== Given entries ==
--------------------------------------------------
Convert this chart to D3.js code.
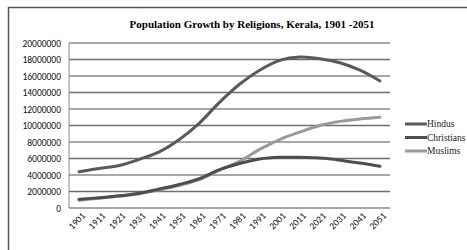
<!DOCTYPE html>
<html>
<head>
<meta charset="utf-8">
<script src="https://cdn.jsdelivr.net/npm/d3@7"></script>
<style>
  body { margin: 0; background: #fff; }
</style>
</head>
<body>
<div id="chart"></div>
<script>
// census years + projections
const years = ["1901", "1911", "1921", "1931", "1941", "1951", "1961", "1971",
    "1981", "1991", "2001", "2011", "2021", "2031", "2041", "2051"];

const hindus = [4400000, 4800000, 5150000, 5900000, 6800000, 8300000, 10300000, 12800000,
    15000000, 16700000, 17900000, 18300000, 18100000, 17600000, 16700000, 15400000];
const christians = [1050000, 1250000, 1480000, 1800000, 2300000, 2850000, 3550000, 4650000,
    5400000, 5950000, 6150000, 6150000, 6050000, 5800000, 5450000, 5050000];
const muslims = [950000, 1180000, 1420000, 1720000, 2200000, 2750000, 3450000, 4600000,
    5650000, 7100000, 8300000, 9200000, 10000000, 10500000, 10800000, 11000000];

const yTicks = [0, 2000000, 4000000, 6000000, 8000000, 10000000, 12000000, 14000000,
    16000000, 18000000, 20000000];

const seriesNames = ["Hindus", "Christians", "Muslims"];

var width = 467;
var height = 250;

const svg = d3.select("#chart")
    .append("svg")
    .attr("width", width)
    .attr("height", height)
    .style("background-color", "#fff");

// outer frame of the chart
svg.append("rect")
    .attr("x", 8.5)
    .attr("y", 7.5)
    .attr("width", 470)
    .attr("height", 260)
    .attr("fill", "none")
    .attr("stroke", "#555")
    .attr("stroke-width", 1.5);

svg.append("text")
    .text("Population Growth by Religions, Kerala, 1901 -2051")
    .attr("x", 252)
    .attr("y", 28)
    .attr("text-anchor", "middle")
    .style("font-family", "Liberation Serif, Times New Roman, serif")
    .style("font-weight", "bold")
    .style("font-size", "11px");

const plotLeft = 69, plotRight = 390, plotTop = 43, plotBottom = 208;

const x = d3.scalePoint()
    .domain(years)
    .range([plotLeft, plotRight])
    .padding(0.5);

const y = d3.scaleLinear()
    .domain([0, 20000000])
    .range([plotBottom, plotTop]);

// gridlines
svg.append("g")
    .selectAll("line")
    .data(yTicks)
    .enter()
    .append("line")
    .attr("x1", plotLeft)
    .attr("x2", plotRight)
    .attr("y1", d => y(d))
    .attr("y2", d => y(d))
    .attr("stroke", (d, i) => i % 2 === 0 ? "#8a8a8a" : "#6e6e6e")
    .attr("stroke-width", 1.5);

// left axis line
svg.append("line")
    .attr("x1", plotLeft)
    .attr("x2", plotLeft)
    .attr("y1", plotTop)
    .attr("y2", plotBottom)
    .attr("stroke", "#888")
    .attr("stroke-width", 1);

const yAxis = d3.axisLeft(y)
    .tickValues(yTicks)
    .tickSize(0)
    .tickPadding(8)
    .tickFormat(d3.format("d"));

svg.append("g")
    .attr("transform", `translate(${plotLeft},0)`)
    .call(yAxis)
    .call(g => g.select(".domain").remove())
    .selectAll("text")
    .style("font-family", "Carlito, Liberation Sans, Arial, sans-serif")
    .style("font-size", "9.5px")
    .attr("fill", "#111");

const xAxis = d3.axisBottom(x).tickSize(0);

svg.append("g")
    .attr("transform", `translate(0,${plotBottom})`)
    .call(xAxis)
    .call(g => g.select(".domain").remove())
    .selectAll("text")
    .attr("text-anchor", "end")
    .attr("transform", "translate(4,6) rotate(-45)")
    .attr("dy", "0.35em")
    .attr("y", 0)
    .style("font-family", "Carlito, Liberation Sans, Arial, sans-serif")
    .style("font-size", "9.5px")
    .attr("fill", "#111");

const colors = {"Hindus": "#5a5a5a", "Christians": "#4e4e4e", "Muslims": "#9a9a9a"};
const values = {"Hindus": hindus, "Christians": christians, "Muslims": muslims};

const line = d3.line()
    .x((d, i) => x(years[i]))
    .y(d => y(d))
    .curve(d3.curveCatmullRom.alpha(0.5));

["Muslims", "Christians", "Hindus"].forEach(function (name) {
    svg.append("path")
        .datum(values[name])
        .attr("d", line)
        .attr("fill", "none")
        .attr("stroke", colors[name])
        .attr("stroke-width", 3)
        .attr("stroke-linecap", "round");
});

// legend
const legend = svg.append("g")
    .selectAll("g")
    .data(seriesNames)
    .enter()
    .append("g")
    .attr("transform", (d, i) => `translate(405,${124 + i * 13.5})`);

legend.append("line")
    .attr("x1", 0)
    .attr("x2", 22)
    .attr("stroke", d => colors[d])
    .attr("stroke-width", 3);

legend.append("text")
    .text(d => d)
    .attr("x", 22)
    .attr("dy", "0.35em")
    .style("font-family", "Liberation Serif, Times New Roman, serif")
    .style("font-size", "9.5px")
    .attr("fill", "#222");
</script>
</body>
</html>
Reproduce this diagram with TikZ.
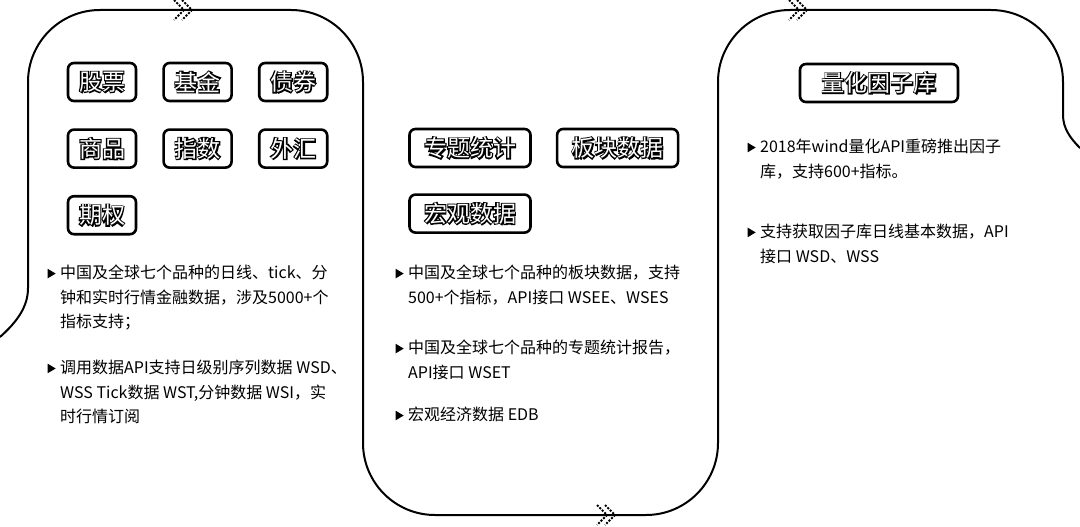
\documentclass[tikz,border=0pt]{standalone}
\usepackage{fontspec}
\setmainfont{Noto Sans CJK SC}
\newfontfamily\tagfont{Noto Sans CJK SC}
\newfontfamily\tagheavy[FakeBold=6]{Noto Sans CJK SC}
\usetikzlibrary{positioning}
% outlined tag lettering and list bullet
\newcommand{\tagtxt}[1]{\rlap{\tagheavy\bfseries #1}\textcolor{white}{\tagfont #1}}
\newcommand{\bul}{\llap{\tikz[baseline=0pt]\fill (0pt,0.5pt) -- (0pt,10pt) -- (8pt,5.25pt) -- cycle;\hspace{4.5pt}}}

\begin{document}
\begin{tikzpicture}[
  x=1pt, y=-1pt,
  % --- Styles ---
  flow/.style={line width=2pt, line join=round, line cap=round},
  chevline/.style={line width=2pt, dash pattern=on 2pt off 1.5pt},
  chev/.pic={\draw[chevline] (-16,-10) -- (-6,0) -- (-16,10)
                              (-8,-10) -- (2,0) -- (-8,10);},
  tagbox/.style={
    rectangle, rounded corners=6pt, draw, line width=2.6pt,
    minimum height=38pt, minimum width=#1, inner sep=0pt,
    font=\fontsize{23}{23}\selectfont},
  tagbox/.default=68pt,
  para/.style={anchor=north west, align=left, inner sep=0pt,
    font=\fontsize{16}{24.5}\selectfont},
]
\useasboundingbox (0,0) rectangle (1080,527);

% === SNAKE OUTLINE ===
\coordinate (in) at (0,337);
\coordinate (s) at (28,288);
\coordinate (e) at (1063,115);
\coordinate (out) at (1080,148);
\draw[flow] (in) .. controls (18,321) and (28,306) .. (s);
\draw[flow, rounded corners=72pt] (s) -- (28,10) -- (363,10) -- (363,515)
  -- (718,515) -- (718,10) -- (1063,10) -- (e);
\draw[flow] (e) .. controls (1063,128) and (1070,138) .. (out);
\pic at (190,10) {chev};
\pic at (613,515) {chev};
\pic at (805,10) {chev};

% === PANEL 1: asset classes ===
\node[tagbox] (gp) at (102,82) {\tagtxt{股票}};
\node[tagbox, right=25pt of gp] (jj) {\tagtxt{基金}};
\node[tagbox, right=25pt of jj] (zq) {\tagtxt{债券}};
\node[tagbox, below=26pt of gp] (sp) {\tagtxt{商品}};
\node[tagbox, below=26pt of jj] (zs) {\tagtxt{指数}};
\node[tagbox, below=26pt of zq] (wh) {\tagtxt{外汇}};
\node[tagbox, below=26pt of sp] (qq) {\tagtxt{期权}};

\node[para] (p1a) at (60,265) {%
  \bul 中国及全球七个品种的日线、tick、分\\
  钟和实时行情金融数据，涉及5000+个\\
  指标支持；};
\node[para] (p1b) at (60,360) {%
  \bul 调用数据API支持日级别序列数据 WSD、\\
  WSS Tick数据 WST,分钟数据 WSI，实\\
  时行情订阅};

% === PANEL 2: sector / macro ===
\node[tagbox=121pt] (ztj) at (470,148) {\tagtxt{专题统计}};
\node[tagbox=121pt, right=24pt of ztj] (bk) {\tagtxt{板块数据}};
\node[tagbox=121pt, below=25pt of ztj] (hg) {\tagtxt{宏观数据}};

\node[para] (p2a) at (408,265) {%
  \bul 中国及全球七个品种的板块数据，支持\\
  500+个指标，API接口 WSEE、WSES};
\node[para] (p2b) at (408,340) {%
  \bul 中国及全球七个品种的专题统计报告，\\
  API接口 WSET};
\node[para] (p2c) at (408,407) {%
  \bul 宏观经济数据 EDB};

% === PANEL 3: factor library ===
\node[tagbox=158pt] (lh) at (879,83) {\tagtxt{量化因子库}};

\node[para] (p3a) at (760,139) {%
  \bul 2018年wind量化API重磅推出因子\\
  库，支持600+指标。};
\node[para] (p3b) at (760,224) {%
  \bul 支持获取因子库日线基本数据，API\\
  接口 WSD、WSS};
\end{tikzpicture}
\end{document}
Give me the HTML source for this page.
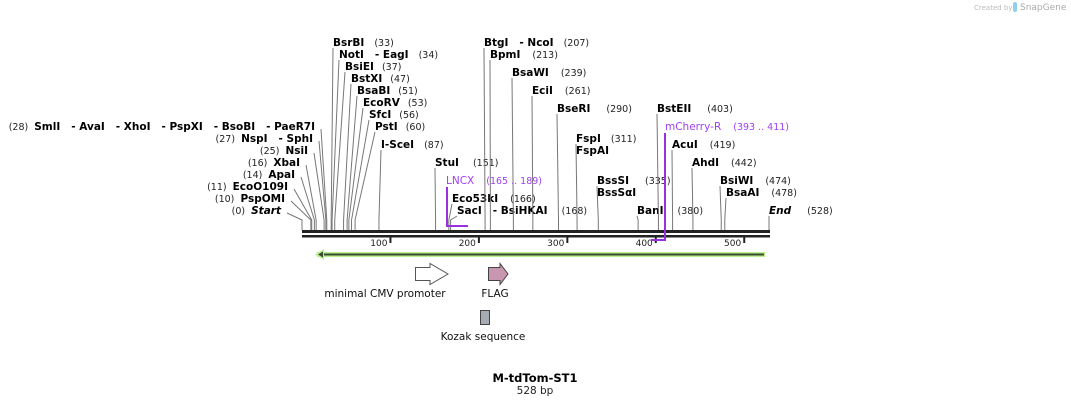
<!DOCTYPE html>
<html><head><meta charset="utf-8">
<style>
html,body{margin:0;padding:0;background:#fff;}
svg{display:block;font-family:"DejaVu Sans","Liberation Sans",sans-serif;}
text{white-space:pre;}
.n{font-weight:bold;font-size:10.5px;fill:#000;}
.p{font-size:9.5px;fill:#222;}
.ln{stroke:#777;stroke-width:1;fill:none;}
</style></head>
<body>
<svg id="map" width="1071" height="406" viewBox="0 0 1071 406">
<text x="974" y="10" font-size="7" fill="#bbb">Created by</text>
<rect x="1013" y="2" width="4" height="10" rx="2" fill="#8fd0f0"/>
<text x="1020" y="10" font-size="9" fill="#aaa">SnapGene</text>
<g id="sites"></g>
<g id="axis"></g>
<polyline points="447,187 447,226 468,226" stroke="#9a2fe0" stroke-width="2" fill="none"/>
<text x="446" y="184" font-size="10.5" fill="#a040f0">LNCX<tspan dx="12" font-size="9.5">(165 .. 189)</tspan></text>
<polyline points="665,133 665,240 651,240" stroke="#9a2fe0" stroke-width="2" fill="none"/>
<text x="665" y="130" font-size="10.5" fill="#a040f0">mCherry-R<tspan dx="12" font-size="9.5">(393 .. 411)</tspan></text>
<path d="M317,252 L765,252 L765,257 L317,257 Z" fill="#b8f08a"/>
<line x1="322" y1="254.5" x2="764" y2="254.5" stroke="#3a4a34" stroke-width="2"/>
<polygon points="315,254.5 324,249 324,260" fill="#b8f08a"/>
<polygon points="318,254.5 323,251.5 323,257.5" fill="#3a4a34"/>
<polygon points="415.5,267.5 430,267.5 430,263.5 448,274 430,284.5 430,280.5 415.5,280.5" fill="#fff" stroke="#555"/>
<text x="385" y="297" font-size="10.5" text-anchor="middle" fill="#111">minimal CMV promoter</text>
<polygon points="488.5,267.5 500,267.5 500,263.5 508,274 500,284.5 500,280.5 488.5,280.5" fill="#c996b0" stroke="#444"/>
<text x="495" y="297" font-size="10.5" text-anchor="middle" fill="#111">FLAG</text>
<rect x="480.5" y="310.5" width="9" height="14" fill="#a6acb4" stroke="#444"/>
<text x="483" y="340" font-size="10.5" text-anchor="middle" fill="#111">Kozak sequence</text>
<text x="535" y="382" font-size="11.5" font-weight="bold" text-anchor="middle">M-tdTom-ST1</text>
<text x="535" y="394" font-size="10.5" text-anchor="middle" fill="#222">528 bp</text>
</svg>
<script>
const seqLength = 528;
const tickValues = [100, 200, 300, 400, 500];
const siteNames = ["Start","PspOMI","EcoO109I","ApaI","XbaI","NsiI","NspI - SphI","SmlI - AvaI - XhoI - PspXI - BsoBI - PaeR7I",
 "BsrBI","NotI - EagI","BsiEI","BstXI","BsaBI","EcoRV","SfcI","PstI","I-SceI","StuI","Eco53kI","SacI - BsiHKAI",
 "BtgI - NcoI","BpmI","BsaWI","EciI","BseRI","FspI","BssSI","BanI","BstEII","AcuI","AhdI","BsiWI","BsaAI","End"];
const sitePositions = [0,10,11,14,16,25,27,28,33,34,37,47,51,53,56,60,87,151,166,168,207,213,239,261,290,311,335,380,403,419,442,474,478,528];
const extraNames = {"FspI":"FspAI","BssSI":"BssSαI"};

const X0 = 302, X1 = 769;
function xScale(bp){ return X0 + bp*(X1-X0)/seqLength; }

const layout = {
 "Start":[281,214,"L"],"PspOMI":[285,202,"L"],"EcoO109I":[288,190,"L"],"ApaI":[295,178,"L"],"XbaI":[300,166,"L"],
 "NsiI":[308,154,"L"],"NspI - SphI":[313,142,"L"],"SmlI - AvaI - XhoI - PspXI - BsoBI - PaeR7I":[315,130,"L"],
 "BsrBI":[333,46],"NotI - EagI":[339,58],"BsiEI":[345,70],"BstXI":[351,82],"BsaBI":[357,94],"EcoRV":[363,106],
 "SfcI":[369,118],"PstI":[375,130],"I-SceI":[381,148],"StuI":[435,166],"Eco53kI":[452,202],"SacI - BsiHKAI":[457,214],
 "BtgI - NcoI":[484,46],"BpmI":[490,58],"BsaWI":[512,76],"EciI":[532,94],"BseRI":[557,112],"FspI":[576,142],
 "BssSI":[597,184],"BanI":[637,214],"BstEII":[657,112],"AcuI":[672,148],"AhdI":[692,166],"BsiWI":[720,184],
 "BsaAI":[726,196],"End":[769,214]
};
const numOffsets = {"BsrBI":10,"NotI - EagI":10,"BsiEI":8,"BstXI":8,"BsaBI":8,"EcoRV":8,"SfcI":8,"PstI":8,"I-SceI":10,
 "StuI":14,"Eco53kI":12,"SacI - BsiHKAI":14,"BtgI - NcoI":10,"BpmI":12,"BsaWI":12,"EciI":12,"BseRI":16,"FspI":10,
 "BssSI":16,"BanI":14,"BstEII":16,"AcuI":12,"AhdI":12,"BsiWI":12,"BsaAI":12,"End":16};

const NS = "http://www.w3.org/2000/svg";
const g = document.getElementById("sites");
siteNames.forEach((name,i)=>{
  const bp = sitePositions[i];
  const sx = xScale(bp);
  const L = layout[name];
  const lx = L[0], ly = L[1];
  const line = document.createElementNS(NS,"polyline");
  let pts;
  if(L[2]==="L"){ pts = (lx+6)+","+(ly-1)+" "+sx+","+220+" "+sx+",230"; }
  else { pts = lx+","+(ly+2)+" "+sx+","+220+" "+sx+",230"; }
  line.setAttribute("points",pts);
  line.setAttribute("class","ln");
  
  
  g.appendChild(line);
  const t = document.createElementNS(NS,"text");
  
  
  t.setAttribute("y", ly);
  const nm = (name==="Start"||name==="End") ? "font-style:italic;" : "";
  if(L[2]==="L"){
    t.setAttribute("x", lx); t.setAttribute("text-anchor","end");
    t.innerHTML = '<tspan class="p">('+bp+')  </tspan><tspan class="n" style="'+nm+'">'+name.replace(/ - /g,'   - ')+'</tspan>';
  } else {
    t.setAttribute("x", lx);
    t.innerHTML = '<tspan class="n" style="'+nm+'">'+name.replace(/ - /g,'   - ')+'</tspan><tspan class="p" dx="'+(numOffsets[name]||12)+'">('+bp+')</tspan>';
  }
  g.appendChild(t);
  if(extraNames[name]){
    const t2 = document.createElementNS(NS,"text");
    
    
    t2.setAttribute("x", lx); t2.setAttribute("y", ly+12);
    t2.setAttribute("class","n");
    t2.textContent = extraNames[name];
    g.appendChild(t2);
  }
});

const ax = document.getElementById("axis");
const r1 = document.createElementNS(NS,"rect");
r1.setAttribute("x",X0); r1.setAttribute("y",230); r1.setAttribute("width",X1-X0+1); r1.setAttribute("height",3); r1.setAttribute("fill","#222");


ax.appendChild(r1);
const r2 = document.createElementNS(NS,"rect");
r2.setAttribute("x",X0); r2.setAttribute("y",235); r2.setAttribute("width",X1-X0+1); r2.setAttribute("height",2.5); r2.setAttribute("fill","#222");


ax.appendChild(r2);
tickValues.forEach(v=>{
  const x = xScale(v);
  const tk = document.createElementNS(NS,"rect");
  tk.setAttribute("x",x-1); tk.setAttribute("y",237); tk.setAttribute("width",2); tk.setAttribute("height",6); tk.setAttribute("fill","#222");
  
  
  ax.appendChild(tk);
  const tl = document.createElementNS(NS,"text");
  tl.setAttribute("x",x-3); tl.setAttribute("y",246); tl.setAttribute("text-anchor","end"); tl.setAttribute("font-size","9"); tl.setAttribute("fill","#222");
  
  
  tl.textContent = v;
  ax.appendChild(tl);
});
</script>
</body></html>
--------------------------------------------------
== Exercise ==
The lines to reproduce run from the one above containing "Reproduce this diagram with TikZ." through the one containing "(0,0) rectangle (1080,527);". Copy them exactly and leave out all pictures.

== Answer to the problem ==
Reproduce this diagram with TikZ.
\documentclass[tikz,border=0pt]{standalone}
\usepackage{fontspec}
\setmainfont{Noto Sans CJK SC}
\newfontfamily\tagfont{Noto Sans CJK SC}
\newfontfamily\tagheavy[FakeBold=6]{Noto Sans CJK SC}
\usetikzlibrary{positioning}
% outlined tag lettering and list bullet
\newcommand{\tagtxt}[1]{\rlap{\tagheavy\bfseries #1}\textcolor{white}{\tagfont #1}}
\newcommand{\bul}{\llap{\tikz[baseline=0pt]\fill (0pt,0.5pt) -- (0pt,10pt) -- (8pt,5.25pt) -- cycle;\hspace{4.5pt}}}

\begin{document}
\begin{tikzpicture}[
  x=1pt, y=-1pt,
  % --- Styles ---
  flow/.style={line width=2pt, line join=round, line cap=round},
  chevline/.style={line width=2pt, dash pattern=on 2pt off 1.5pt},
  chev/.pic={\draw[chevline] (-16,-10) -- (-6,0) -- (-16,10)
                              (-8,-10) -- (2,0) -- (-8,10);},
  tagbox/.style={
    rectangle, rounded corners=6pt, draw, line width=2.6pt,
    minimum height=38pt, minimum width=#1, inner sep=0pt,
    font=\fontsize{23}{23}\selectfont},
  tagbox/.default=68pt,
  para/.style={anchor=north west, align=left, inner sep=0pt,
    font=\fontsize{16}{24.5}\selectfont},
]
\useasboundingbox (0,0) rectangle (1080,527);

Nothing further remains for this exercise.